Früh erkennt Mühsam die Gefahr des heraufziehenden Faschismus und warnt als einer der Ersten vor dem Erstarken des Nationalsozialismus.
In der Nacht auf den 28. Februar 1933 wird er von der SA verhaftet und nach über 16-monatiger „Schutzhaft“ von der SS ermordet. Als Rätesozialist, anarchistischer Publizist, Jude, Antimilitarist und Rebell gegen Untertanengeist ist er den Nationalsozialisten besonders verhasst. Unzählige Mal geprügelt und misshandelt, die Finger gebrochen um ihn am Schreiben zu hindern, wird er mit einer Giftspritze getötet, und um einen Suizid vorzutäuschen in der Toilette aufgehängt. In der Nacht vor seinem Tod bekennt er einem Mitgefangenen gegenüber, dass er niemals in den Freitod gehen werde, eine letzte Form seines Widerstands.
Beerdigt liegt Erich Mühsam zusammen mit seiner Frau „Zenzl“ auf dem Berliner Waldfriedhof in Dahlem, ein Ehrengrab der Stadt Berlin. Gedenksteine für ihn wurden auf dem Gelände des ehemaligen KZ Oranienburg errichtet, dem Ort seines Todes. Eine Vielzahl von Strassen und Plätzen tragen seinen Namen. Die Erich Mühsam-Gesellschaft verleiht den Erich-Mühsam-Preis nunmehr alle drei Jahre.

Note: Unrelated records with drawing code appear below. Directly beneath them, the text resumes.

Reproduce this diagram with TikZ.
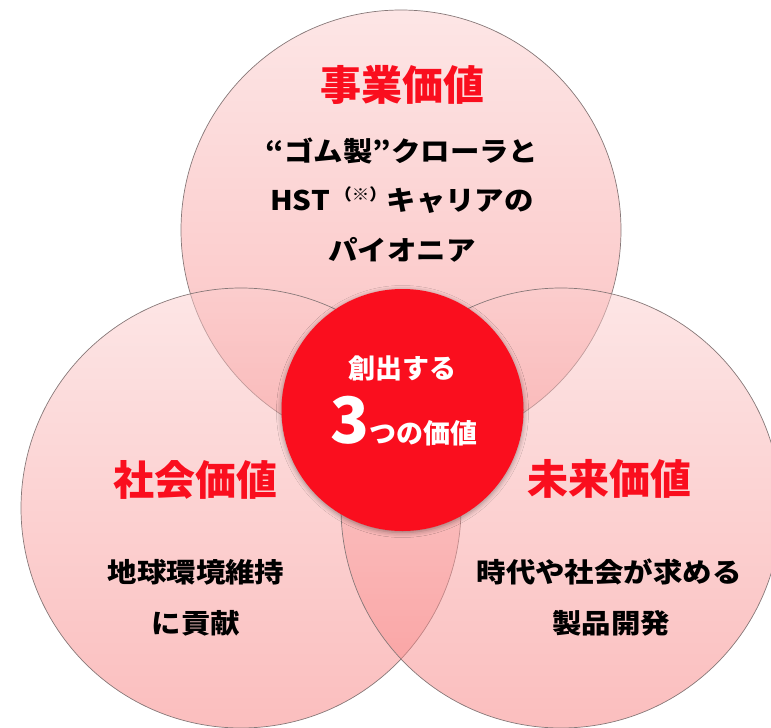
\documentclass[tikz,border=0pt]{standalone}
\usepackage{fontspec}
\newfontfamily\jp{Noto Sans CJK JP}
\newfontfamily\jpw{Noto Sans CJK JP}[FakeStretch=1.09]
\usetikzlibrary{shadows.blur}
\definecolor{vred}{RGB}{250,14,30}
\definecolor{pinkT}{RGB}{251,205,205}
\definecolor{pinkB}{RGB}{247,125,125}
\definecolor{edgegray}{RGB}{135,120,120}
\begin{document}
\begin{tikzpicture}[x=1pt,y=-1pt,
  pinkc/.style={circle, inner sep=0pt, minimum size=440pt, draw=edgegray, line width=0.7pt,
                top color=pinkT, bottom color=pinkB, fill opacity=0.5},
  redc/.style={circle, inner sep=0pt, minimum size=242pt, fill=vred,
               blur shadow={shadow xshift=0pt, shadow yshift=-1.5pt, shadow blur radius=5pt, shadow opacity=40}},
  ttl/.style={font=\jp\bfseries\fontsize{41}{41}\selectfont, text=vred, inner sep=0pt},
  bodytxt/.style={font=\jpw\bfseries\fontsize{27}{27}\selectfont, text=black, inner sep=0pt},
  whitetxt/.style={font=\jp\bfseries\fontsize{27}{27}\selectfont, text=white, inner sep=0pt}
]
\useasboundingbox (0,0) rectangle (771,728);
\begin{scope}
\clip (0,0) rectangle (771,728);
\node[pinkc] (ctop) at (401,230) {};
\node[pinkc] (cleft) at (241,508) {};
\node[pinkc] (cright) at (561,508) {};
\end{scope}
\node[redc] (ccen) at (402.5,410) {};

% top circle texts
\node[ttl] (t1) at (402,85) {事業価値};
\node[bodytxt] (b11) at (402,151) {“ゴム製”クローラと};
\node[bodytxt] (b12) at (402,200) {HST\,\raisebox{0.35em}{\fontsize{16}{16}\selectfont （※）}キャリアの};
\node[bodytxt] (b13) at (402,250) {パイオニア};

% left circle texts
\node[ttl] (t2) at (195,480) {社会価値};
\node[bodytxt] (b21) at (196,572) {地球環境維持};
\node[bodytxt] (b22) at (196,623) {に貢献};

% right circle texts
\node[ttl] (t3) at (609,479) {未来価値};
\node[bodytxt] (b31) at (609,572) {時代や社会が求める};
\node[bodytxt] (b32) at (611,623) {製品開発};

% center texts
\node[whitetxt] (c1) at (402,368) {創出する};
\node[whitetxt, anchor=base] (c2) at (404,443) {{\fontsize{64}{64}\selectfont 3}つの価値};
\end{tikzpicture}
\end{document}
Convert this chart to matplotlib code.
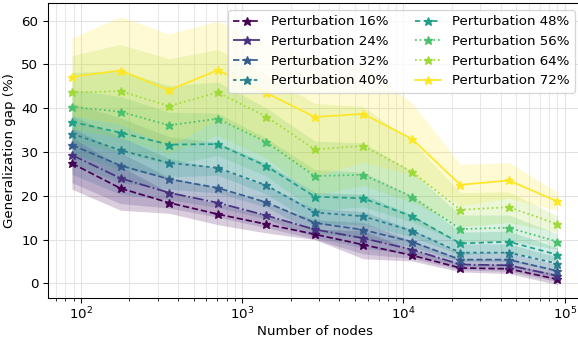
import matplotlib
matplotlib.use('Agg')
import matplotlib.pyplot as plt
import numpy as np

# number of nodes (log axis)
nodes = [88, 176, 352, 704, 1408, 2816, 5632, 11264, 22528, 45056, 90112]

levels = ['16%', '24%', '32%', '40%', '48%', '56%', '64%', '72%']

# mean generalization gap (%) per perturbation level
gap_16 = [27.4, 21.7, 18.4, 15.8, 13.5, 11.2, 8.8, 6.4, 3.5, 3.3, 0.9]
gap_24 = [29.3, 24.0, 20.7, 18.4, 15.5, 12.3, 10.3, 7.7, 4.3, 4.1, 1.7]
gap_32 = [31.6, 26.9, 23.8, 21.8, 18.5, 13.8, 12.2, 9.5, 5.4, 5.4, 2.8]
gap_40 = [34.2, 30.4, 27.5, 26.4, 22.4, 16.2, 15.3, 12.0, 7.0, 7.0, 4.5]
gap_48 = [36.9, 34.4, 31.7, 31.8, 26.8, 19.8, 19.4, 15.3, 9.1, 9.5, 6.5]
gap_56 = [40.3, 39.2, 36.1, 37.6, 32.3, 24.5, 24.8, 19.8, 12.4, 12.7, 9.5]
gap_64 = [43.6, 43.9, 40.5, 43.6, 38.1, 30.6, 31.4, 25.5, 16.8, 17.4, 13.5]
gap_72 = [47.2, 48.6, 44.1, 48.7, 43.5, 38.0, 38.7, 33.0, 22.5, 23.5, 18.7]

# spread (std) per perturbation level
std_16 = [5.9, 5.0, 2.4, 2.4, 2.0, 1.2, 3.2, 1.3, 0.9, 1.1, 1.2]
std_24 = [6.3, 5.8, 3.5, 3.3, 2.8, 2.2, 3.6, 2.0, 1.2, 1.4, 1.3]
std_32 = [6.7, 6.6, 4.7, 4.5, 3.8, 3.3, 4.2, 2.8, 1.6, 1.7, 1.4]
std_40 = [7.0, 7.4, 6.0, 5.8, 5.0, 4.6, 5.0, 3.7, 2.0, 2.0, 1.5]
std_48 = [7.4, 8.3, 7.4, 7.1, 6.4, 6.2, 6.0, 4.7, 2.6, 2.4, 1.6]
std_56 = [7.9, 9.4, 9.0, 8.4, 7.8, 8.0, 7.3, 5.8, 3.2, 2.9, 1.8]
std_64 = [8.4, 10.7, 10.8, 9.8, 9.5, 10.5, 9.0, 7.0, 3.9, 3.5, 1.9]
std_72 = [8.9, 12.3, 12.9, 11.2, 11.5, 13.5, 11.0, 8.2, 4.7, 4.1, 2.1]

means = [gap_16, gap_24, gap_32, gap_40, gap_48, gap_56, gap_64, gap_72]
stds = [std_16, std_24, std_32, std_40, std_48, std_56, std_64, std_72]

linestyles = ['--', '-.', '--', (0, (2, 2)), (0, (3, 2)), ':', ':', '-']

fig = plt.figure(figsize=(578 / 96, 339 / 96), dpi=96)
ax = fig.add_axes([0.0825, 0.121, 0.924, 0.869])

colors = plt.get_cmap('viridis')(np.linspace(0, 1, len(levels)))
x = np.array(nodes)
for level, mean, std, color, ls in zip(levels, means, stds, colors, linestyles):
    mean = np.array(mean)
    std = np.array(std)
    ax.fill_between(x, mean - std, mean + std, color=color, alpha=0.2, linewidth=0)
    ax.plot(x, mean, linestyle=ls, marker='*', markersize=6.5, color=color,
            linewidth=1.3, label='Perturbation ' + level)

ax.set_xscale('log')
ax.set_xlabel('Number of nodes', fontsize=10, labelpad=2)
ax.set_ylabel('Generalization gap (%)', fontsize=10)
ax.set_yticks([0, 10, 20, 30, 40, 50, 60])
ax.tick_params(labelsize=10)
ax.tick_params(axis='x', which='major', pad=2)
ax.grid(True, which='major', color='#e2e2e2', linewidth=0.8)
ax.xaxis.grid(True, which='minor', color='#e8e8e8', linewidth=0.8)
ax.set_axisbelow(True)
ax.legend(ncol=2, loc='upper right', fontsize=10)

fig.savefig('out.png', dpi=96)
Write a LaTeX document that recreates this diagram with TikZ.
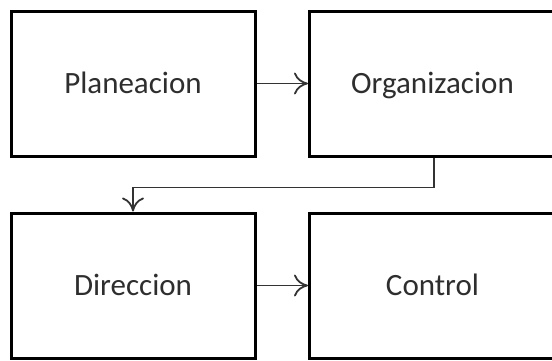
\documentclass[tikz,border=0pt]{standalone}
\usepackage{fontspec}
\setmainfont{Carlito}
\usetikzlibrary{arrows.meta}
\definecolor{txt}{HTML}{2E2E2E}
\begin{document}
\begin{tikzpicture}[x=1pt,y=-1pt,
  stage/.style={draw=black, line width=3pt, minimum width=244pt, minimum height=145pt,
    inner sep=0pt, text=txt, text height=20pt, text depth=0pt, font=\fontsize{31}{36}\selectfont},
  arr/.style={draw=black!80, line width=1.8pt, -{To[length=14pt,width=22pt,line width=1.8pt]}}]
\clip (0,0) rectangle (552,360);
\fill[white] (0,0) rectangle (552,360);
\node[stage] (plan) at (133,83.5) {Planeacion};
\node[stage, minimum width=246pt] (org) at (432.5,83.5) {Organizacion};
\node[stage] (dir) at (133,285.5) {Direccion};
\node[stage, minimum width=246pt] (ctrl) at (432.5,285.5) {Control};
\draw[arr] (plan.east) -- (org.west);
\draw[arr] (dir.east) -- (ctrl.west);
\draw[arr] ([xshift=1.5pt]org.south) -- ++(0,30) -| (dir.north);
\end{tikzpicture}
\end{document}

Sein lebenslanger Kampf war für ein würdiges Menschsein ohne Unterdrückung und für Gerechtigkeit unter gleichen Individuen. Moralisch aufrichtig, charismatisch, integer und ein unbeirrbarer Fundamentalkritiker, alles das war Erich Mühsam. In der Nacht vom 9. auf den 10. Juli 1934 verstarb er. Die Erinnerung an seinen 90-sten Todestag soll dem Mehltau des Vergessens entgegenwirken.